**DATA EXCERPT**:
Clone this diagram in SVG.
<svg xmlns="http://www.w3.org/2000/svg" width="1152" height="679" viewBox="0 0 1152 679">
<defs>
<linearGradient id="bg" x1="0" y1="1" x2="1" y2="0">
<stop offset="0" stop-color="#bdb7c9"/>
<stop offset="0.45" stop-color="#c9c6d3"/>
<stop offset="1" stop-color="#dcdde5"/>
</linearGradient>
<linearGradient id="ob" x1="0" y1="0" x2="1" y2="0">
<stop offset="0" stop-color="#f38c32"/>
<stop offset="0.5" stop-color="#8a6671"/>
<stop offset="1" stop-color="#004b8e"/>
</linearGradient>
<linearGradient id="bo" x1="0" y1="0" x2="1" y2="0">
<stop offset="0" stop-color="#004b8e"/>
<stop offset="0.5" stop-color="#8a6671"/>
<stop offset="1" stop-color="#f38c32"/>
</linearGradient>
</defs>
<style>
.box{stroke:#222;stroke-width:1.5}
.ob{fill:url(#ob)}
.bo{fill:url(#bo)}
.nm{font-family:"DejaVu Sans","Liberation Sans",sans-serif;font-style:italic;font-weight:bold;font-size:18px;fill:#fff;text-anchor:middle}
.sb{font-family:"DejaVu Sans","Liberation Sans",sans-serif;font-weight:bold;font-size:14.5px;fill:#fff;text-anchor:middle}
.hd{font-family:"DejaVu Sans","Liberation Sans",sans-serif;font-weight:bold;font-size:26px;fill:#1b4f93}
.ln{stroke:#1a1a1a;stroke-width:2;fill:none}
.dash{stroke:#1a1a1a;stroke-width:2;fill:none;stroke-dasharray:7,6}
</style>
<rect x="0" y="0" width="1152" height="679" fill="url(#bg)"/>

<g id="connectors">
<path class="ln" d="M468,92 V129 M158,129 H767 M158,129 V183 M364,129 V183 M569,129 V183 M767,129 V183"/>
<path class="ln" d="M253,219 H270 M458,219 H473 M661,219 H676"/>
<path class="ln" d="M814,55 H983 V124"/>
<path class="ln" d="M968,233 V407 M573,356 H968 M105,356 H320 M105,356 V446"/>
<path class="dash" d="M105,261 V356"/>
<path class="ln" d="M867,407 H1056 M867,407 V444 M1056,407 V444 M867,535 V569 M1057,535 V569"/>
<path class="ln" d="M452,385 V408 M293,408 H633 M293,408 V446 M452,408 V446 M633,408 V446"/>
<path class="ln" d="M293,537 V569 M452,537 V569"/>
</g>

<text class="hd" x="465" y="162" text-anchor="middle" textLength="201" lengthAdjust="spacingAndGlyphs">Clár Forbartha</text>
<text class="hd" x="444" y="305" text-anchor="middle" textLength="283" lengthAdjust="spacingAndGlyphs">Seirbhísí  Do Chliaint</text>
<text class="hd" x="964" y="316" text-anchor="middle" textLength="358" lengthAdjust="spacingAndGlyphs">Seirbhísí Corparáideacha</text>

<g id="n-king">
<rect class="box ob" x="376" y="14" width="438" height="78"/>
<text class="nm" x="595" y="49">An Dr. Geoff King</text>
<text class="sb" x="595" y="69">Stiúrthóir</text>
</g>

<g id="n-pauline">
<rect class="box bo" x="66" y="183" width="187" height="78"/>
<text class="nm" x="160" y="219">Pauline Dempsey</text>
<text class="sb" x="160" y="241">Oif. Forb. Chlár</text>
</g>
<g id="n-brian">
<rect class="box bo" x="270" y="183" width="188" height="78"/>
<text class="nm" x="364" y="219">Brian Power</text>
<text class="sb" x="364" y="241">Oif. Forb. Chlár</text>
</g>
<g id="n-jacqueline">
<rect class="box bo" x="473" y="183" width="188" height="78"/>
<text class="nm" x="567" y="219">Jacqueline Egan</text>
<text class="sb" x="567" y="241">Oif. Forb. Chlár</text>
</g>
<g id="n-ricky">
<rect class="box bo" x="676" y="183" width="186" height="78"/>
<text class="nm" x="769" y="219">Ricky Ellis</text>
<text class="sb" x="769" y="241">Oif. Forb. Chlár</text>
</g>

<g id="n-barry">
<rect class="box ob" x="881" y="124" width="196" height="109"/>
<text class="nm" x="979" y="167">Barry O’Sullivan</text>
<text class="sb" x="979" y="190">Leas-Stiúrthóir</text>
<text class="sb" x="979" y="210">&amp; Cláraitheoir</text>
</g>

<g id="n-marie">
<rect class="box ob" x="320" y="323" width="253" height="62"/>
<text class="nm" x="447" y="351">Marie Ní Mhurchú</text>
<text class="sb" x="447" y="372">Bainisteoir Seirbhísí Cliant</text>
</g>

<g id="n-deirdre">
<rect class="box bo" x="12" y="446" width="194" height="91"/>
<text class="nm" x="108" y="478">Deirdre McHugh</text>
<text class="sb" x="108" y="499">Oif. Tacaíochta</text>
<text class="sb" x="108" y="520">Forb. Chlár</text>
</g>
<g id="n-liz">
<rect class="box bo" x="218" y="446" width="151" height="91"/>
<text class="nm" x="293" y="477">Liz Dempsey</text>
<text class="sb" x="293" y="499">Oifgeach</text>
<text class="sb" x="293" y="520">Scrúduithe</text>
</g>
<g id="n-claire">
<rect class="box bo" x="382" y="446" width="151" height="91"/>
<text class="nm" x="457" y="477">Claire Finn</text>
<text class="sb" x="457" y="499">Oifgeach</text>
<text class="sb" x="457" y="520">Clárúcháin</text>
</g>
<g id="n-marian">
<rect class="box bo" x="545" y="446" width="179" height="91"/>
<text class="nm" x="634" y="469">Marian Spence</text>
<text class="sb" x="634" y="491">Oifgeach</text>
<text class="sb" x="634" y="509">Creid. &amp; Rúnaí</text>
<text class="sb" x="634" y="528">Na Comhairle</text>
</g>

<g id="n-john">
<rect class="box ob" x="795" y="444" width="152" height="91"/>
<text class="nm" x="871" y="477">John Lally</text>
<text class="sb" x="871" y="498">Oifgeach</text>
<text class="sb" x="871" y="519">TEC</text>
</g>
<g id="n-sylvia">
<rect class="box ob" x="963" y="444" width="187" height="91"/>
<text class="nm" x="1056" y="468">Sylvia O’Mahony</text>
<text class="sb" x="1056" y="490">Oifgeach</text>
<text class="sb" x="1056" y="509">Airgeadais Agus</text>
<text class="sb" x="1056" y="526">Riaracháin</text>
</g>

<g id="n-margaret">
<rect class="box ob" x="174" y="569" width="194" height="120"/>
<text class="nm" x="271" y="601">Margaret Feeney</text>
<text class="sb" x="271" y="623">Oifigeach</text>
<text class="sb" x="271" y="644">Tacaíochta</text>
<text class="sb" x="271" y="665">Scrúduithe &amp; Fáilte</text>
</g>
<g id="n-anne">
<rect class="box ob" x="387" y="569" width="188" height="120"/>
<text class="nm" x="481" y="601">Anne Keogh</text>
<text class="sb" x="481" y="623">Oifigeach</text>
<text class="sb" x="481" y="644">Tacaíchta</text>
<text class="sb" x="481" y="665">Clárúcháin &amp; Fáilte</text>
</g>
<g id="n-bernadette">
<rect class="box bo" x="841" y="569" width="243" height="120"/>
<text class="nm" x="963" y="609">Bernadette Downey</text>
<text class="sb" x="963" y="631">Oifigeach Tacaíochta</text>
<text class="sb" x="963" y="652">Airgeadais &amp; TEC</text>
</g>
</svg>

**WHAT TO DO**: All of the lines above must be returned exactly.

**RESULT OF THIS EXERCISE**:
Clone this diagram in SVG.
<svg xmlns="http://www.w3.org/2000/svg" width="1152" height="679" viewBox="0 0 1152 679">
<defs>
<linearGradient id="bg" x1="0" y1="1" x2="1" y2="0">
<stop offset="0" stop-color="#bdb7c9"/>
<stop offset="0.45" stop-color="#c9c6d3"/>
<stop offset="1" stop-color="#dcdde5"/>
</linearGradient>
<linearGradient id="ob" x1="0" y1="0" x2="1" y2="0">
<stop offset="0" stop-color="#f38c32"/>
<stop offset="0.5" stop-color="#8a6671"/>
<stop offset="1" stop-color="#004b8e"/>
</linearGradient>
<linearGradient id="bo" x1="0" y1="0" x2="1" y2="0">
<stop offset="0" stop-color="#004b8e"/>
<stop offset="0.5" stop-color="#8a6671"/>
<stop offset="1" stop-color="#f38c32"/>
</linearGradient>
</defs>
<style>
.box{stroke:#222;stroke-width:1.5}
.ob{fill:url(#ob)}
.bo{fill:url(#bo)}
.nm{font-family:"DejaVu Sans","Liberation Sans",sans-serif;font-style:italic;font-weight:bold;font-size:18px;fill:#fff;text-anchor:middle}
.sb{font-family:"DejaVu Sans","Liberation Sans",sans-serif;font-weight:bold;font-size:14.5px;fill:#fff;text-anchor:middle}
.hd{font-family:"DejaVu Sans","Liberation Sans",sans-serif;font-weight:bold;font-size:26px;fill:#1b4f93}
.ln{stroke:#1a1a1a;stroke-width:2;fill:none}
.dash{stroke:#1a1a1a;stroke-width:2;fill:none;stroke-dasharray:7,6}
</style>
<rect x="0" y="0" width="1152" height="679" fill="url(#bg)"/>

<g id="connectors">
<path class="ln" d="M468,92 V129 M158,129 H767 M158,129 V183 M364,129 V183 M569,129 V183 M767,129 V183"/>
<path class="ln" d="M253,219 H270 M458,219 H473 M661,219 H676"/>
<path class="ln" d="M814,55 H983 V124"/>
<path class="ln" d="M968,233 V407 M573,356 H968 M105,356 H320 M105,356 V446"/>
<path class="dash" d="M105,261 V356"/>
<path class="ln" d="M867,407 H1056 M867,407 V444 M1056,407 V444 M867,535 V569 M1057,535 V569"/>
<path class="ln" d="M452,385 V408 M293,408 H633 M293,408 V446 M452,408 V446 M633,408 V446"/>
<path class="ln" d="M293,537 V569 M452,537 V569"/>
</g>

<text class="hd" x="465" y="162" text-anchor="middle" textLength="201" lengthAdjust="spacingAndGlyphs">Clár Forbartha</text>
<text class="hd" x="444" y="305" text-anchor="middle" textLength="283" lengthAdjust="spacingAndGlyphs">Seirbhísí  Do Chliaint</text>
<text class="hd" x="964" y="316" text-anchor="middle" textLength="358" lengthAdjust="spacingAndGlyphs">Seirbhísí Corparáideacha</text>

<g id="n-king">
<rect class="box ob" x="376" y="14" width="438" height="78"/>
<text class="nm" x="595" y="49">An Dr. Geoff King</text>
<text class="sb" x="595" y="69">Stiúrthóir</text>
</g>

<g id="n-pauline">
<rect class="box bo" x="66" y="183" width="187" height="78"/>
<text class="nm" x="160" y="219">Pauline Dempsey</text>
<text class="sb" x="160" y="241">Oif. Forb. Chlár</text>
</g>
<g id="n-brian">
<rect class="box bo" x="270" y="183" width="188" height="78"/>
<text class="nm" x="364" y="219">Brian Power</text>
<text class="sb" x="364" y="241">Oif. Forb. Chlár</text>
</g>
<g id="n-jacqueline">
<rect class="box bo" x="473" y="183" width="188" height="78"/>
<text class="nm" x="567" y="219">Jacqueline Egan</text>
<text class="sb" x="567" y="241">Oif. Forb. Chlár</text>
</g>
<g id="n-ricky">
<rect class="box bo" x="676" y="183" width="186" height="78"/>
<text class="nm" x="769" y="219">Ricky Ellis</text>
<text class="sb" x="769" y="241">Oif. Forb. Chlár</text>
</g>

<g id="n-barry">
<rect class="box ob" x="881" y="124" width="196" height="109"/>
<text class="nm" x="979" y="167">Barry O’Sullivan</text>
<text class="sb" x="979" y="190">Leas-Stiúrthóir</text>
<text class="sb" x="979" y="210">&amp; Cláraitheoir</text>
</g>

<g id="n-marie">
<rect class="box ob" x="320" y="323" width="253" height="62"/>
<text class="nm" x="447" y="351">Marie Ní Mhurchú</text>
<text class="sb" x="447" y="372">Bainisteoir Seirbhísí Cliant</text>
</g>

<g id="n-deirdre">
<rect class="box bo" x="12" y="446" width="194" height="91"/>
<text class="nm" x="108" y="478">Deirdre McHugh</text>
<text class="sb" x="108" y="499">Oif. Tacaíochta</text>
<text class="sb" x="108" y="520">Forb. Chlár</text>
</g>
<g id="n-liz">
<rect class="box bo" x="218" y="446" width="151" height="91"/>
<text class="nm" x="293" y="477">Liz Dempsey</text>
<text class="sb" x="293" y="499">Oifgeach</text>
<text class="sb" x="293" y="520">Scrúduithe</text>
</g>
<g id="n-claire">
<rect class="box bo" x="382" y="446" width="151" height="91"/>
<text class="nm" x="457" y="477">Claire Finn</text>
<text class="sb" x="457" y="499">Oifgeach</text>
<text class="sb" x="457" y="520">Clárúcháin</text>
</g>
<g id="n-marian">
<rect class="box bo" x="545" y="446" width="179" height="91"/>
<text class="nm" x="634" y="469">Marian Spence</text>
<text class="sb" x="634" y="491">Oifgeach</text>
<text class="sb" x="634" y="509">Creid. &amp; Rúnaí</text>
<text class="sb" x="634" y="528">Na Comhairle</text>
</g>

<g id="n-john">
<rect class="box ob" x="795" y="444" width="152" height="91"/>
<text class="nm" x="871" y="477">John Lally</text>
<text class="sb" x="871" y="498">Oifgeach</text>
<text class="sb" x="871" y="519">TEC</text>
</g>
<g id="n-sylvia">
<rect class="box ob" x="963" y="444" width="187" height="91"/>
<text class="nm" x="1056" y="468">Sylvia O’Mahony</text>
<text class="sb" x="1056" y="490">Oifgeach</text>
<text class="sb" x="1056" y="509">Airgeadais Agus</text>
<text class="sb" x="1056" y="526">Riaracháin</text>
</g>

<g id="n-margaret">
<rect class="box ob" x="174" y="569" width="194" height="120"/>
<text class="nm" x="271" y="601">Margaret Feeney</text>
<text class="sb" x="271" y="623">Oifigeach</text>
<text class="sb" x="271" y="644">Tacaíochta</text>
<text class="sb" x="271" y="665">Scrúduithe &amp; Fáilte</text>
</g>
<g id="n-anne">
<rect class="box ob" x="387" y="569" width="188" height="120"/>
<text class="nm" x="481" y="601">Anne Keogh</text>
<text class="sb" x="481" y="623">Oifigeach</text>
<text class="sb" x="481" y="644">Tacaíchta</text>
<text class="sb" x="481" y="665">Clárúcháin &amp; Fáilte</text>
</g>
<g id="n-bernadette">
<rect class="box bo" x="841" y="569" width="243" height="120"/>
<text class="nm" x="963" y="609">Bernadette Downey</text>
<text class="sb" x="963" y="631">Oifigeach Tacaíochta</text>
<text class="sb" x="963" y="652">Airgeadais &amp; TEC</text>
</g>
</svg>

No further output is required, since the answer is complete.